À l’été de 1708, ils redevenaient le principal élément militaire dans ces parages. Français et Anglais se disputaient leur appui, ainsi que l’atteste une lettre du gouverneur de Boston, Dudley, à Subercase, datée du 25 août 1708 :

« Vous croyez que les sauvages de Kénébec et de Pentagoët dépendent de vous, écrivait Dudley. En réalité, ils sont sujets de la couronne de Grande-Bretagne. Vous voulez leur persuader le contraire. Je ne doute pas qu’avec le temps, je les réduise à l’obéissance ».

À la fin d’août, justement, les Abénaquis se joignaient aux Algonquins que Saint-Ours des Chaillions et Hertel de Rouville menaient contre la Nouvelle-Angleterre et ils participaient à l’attaque d’Haverhill où une centaine d’Anglais succombèrent. C’est au retour de cette expédition que MM. de Chambly et de Verchères trouvèrent la mort dans une embuscade.

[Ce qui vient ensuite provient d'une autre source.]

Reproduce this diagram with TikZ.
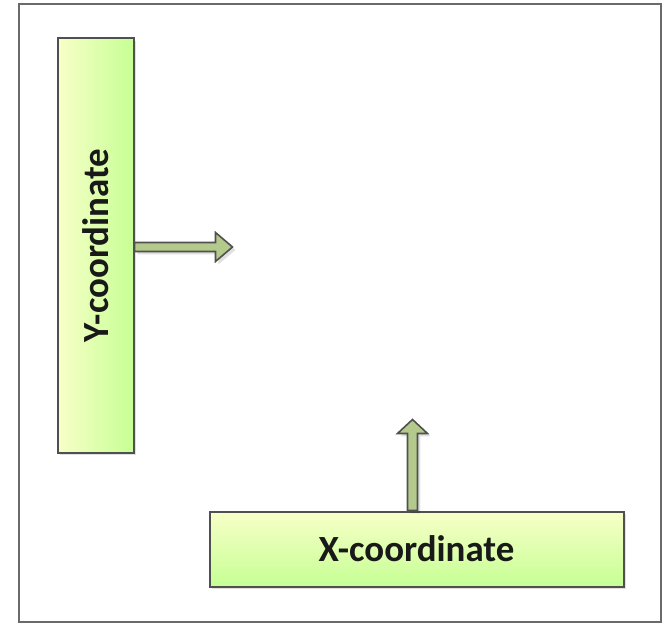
\documentclass[tikz,border=0pt]{standalone}
\usepackage{fontspec}
\setmainfont{Carlito}
\usetikzlibrary{calc,shadows}
\definecolor{edge}{HTML}{505050}
\definecolor{paleyellow}{HTML}{F8FFC8}
\definecolor{lightgreen}{HTML}{C6FF94}
\definecolor{arrowfill}{HTML}{B4C98C}
\begin{document}
\begin{tikzpicture}[x=0.75pt,y=-0.75pt,
  frame/.style={draw=edge!85, line width=1.5pt},
  softshadow/.style={drop shadow={shadow xshift=2.2pt, shadow yshift=-2.2pt, opacity=0.12, fill=black}},
  coordbox/.style={draw=edge, line width=1.5pt, inner sep=0pt, softshadow,
    font=\fontsize{27.7}{33}\selectfont\bfseries, text=black!90},
  blockarrow/.style={draw=edge, line width=1.2pt, fill=arrowfill, line join=miter, softshadow}]
  \useasboundingbox (0,0) rectangle (671,624);

  % outer frame
  \draw[frame] (19,4) rectangle (661,622);

  % the two axis boxes
  \node[coordbox, left color=paleyellow, right color=lightgreen,
        minimum width=57pt, minimum height=310.5pt] (ybox) at (95.5,245.5)
        {\rotatebox{90}{Y-coordinate}};
  \node[coordbox, top color=paleyellow, bottom color=lightgreen,
        minimum width=310.5pt, minimum height=56.25pt] (xbox) at (416.5,549)
        {X-coordinate};

  % block arrows leaving the boxes
  \draw[blockarrow] ($(ybox.east)+(0,-3)$) -- ++(81,0) -- ++(0,-10) -- ++(17,14.5)
        -- ++(-17,14.5) -- ++(0,-10) -- ++(-81,0) -- cycle;
  \draw[blockarrow] ($(xbox.north)+(-9,0)$) -- ++(0,-77) -- ++(-10,0) -- ++(15,-14)
        -- ++(15,14) -- ++(-10,0) -- ++(0,77) -- cycle;
\end{tikzpicture}
\end{document}
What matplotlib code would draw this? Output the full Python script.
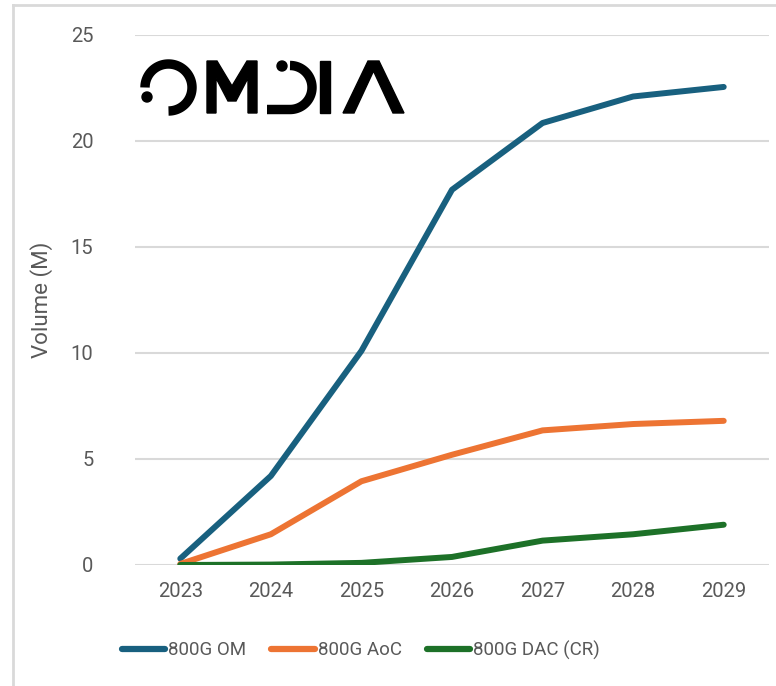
import numpy as np
import matplotlib
matplotlib.use("Agg")
import matplotlib.pyplot as plt
from matplotlib.patches import Circle, Polygon

# Forecast volumes, millions of units
years = ["2023", "2024", "2025", "2026", "2027", "2028", "2029"]
om_800g = [0.3, 4.2, 10.1, 17.7, 20.85, 22.1, 22.55]
aoc_800g = [0.05, 1.45, 3.95, 5.2, 6.35, 6.65, 6.8]
dac_800g = [0.0, 0.02, 0.1, 0.38, 1.15, 1.45, 1.9]

series_names = ["800G OM", "800G AoC", "800G DAC (CR)"]
series_colors = ["#18607f", "#ed7433", "#1d7128"]

W, H = 776, 686
TEXT_GRAY = "#595959"
GRID_GRAY = "#d9d9d9"
plt.rcParams["font.family"] = ["Roboto", "DejaVu Sans"]

fig = plt.figure(figsize=(W / 100, H / 100), dpi=100)
fig.patch.set_facecolor("white")

ax = fig.add_axes([135 / W, 121 / H, 634 / W, 530 / H])
x = np.arange(len(years))
for vals, name, color in zip([om_800g, aoc_800g, dac_800g], series_names, series_colors):
    ax.plot(x, vals, color=color, linewidth=4.3, solid_capstyle="round",
            solid_joinstyle="round", label=name, zorder=3)

ax.set_xlim(-0.5, len(years) - 0.5)
ax.set_ylim(0, 25)
ax.set_xticks(x)
ax.set_xticklabels(years)
ax.set_yticks(np.arange(0, 26, 5))
ax.tick_params(length=0, labelsize=14.5, labelcolor=TEXT_GRAY)
ax.tick_params(axis="x", pad=12)
ax.tick_params(axis="y", pad=30)
ax.grid(True, axis="y", color=GRID_GRAY, linewidth=1.5)
ax.set_axisbelow(True)
for s in ax.spines.values():
    s.set_visible(False)
ax.set_ylabel("Volume (M)", fontsize=16, color=TEXT_GRAY)
ax.yaxis.set_label_coords(-0.13, 0.5)

# legend sits left of centre, under the plot
leg = fig.legend(*ax.get_legend_handles_labels(), loc="center left",
                 bbox_to_anchor=(105 / W, 1 - 650 / H), ncol=3, frameon=False,
                 fontsize=13.5, handlelength=2.3, handletextpad=0.16,
                 columnspacing=1.35)
for line in leg.get_lines():
    line.set_linewidth(4.5)
for t in leg.get_texts():
    t.set_color(TEXT_GRAY)

# overlay in pixel coordinates for the frame and the logo
ov = fig.add_axes([0, 0, 1, 1], zorder=5)
ov.set_xlim(0, W)
ov.set_ylim(H, 0)
ov.axis("off")
ov.patch.set_alpha(0)

ov.plot([13, 13], [H, 5], color=GRID_GRAY, linewidth=2)
ov.plot([13, W], [5, 5], color=GRID_GRAY, linewidth=2)

# open O with a dot
t = np.radians(np.linspace(-90, 180, 100))
ov.plot(168.5 + 23.5 * np.cos(t), 87.5 - 23.5 * np.sin(t), color="black",
        linewidth=6.8, solid_capstyle="butt")
ov.add_patch(Circle((147, 97), 5, color="black"))
# M
ov.add_patch(Polygon([(207, 113), (207, 61), (217, 61), (232, 86), (247, 61),
                      (257, 61), (257, 113), (248, 113), (248, 78), (236, 101),
                      (228, 101), (216, 78), (216, 113)], closed=True, color="black"))
# reversed D with a dot
t = np.radians(np.linspace(90, -90, 80))
dx = 290 + 22 * np.cos(t)
dy = 87.5 - 22 * np.sin(t)
ov.plot(np.r_[dx, 267], np.r_[dy, 109.5], color="black",
        linewidth=6.8, solid_capstyle="butt")
ov.add_patch(Circle((282, 66), 5, color="black"))
# I
ov.add_patch(Polygon([(320, 61), (330, 61), (330, 113), (320, 113)], closed=True, color="black"))
# Lambda
ov.add_patch(Polygon([(343, 113), (368, 61), (379, 61), (404, 113), (393, 113),
                      (373.5, 71), (354, 113)], closed=True, color="black"))

fig.savefig("out.png", dpi=100, facecolor="white")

Le 20 décembre 1708, Subercase annonçait l’envoi de Saint-Castin à Pentagoët avec des présents. Il était revenu le 12, ayant trouvé le village à peu près vide. Abandonnés à eux-mêmes, les sauvages avaient quitté Pentagoët pour l’hiver, craignant les attaques des Anglais sur la neige. Le 1er  décembre, n’avaient-ils pas aperçu trois petits bâtiments en croisière sur leurs côtes ?

On voit, par là, que Bernard-Anselme, s’il jouait à l’occasion le rôle de chef abénaquis, ne suivait pas en tout les gens de sa tribu ainsi que l’avait fait Jean-Vincent. Il se considérait plutôt comme officier français et « capitaine des sauvages », ne prenant le commandement des Pentagoëts que pour appuyer l’action des blancs.

Fier de son titre de lieutenant, Bernard-Anselme ne se livrait pas au commerce dont son père avait tiré de grands avantages. C’est pourquoi Subercase écrivait au ministre, le 20 décembre 1708 : « Cette pauvre famille est dans la dernière misère, et n’auroit pas de pain sy d’honnestes gens ne se melloient de leurs affaires ». Il ajoutait que, faute de retirer régulièrement la solde de lieutenant, Bernard-Anselme « seroit obligé d’abandonner pour se retirer sur son bien en France n’ayant pas d’autre ressource pour vivre ».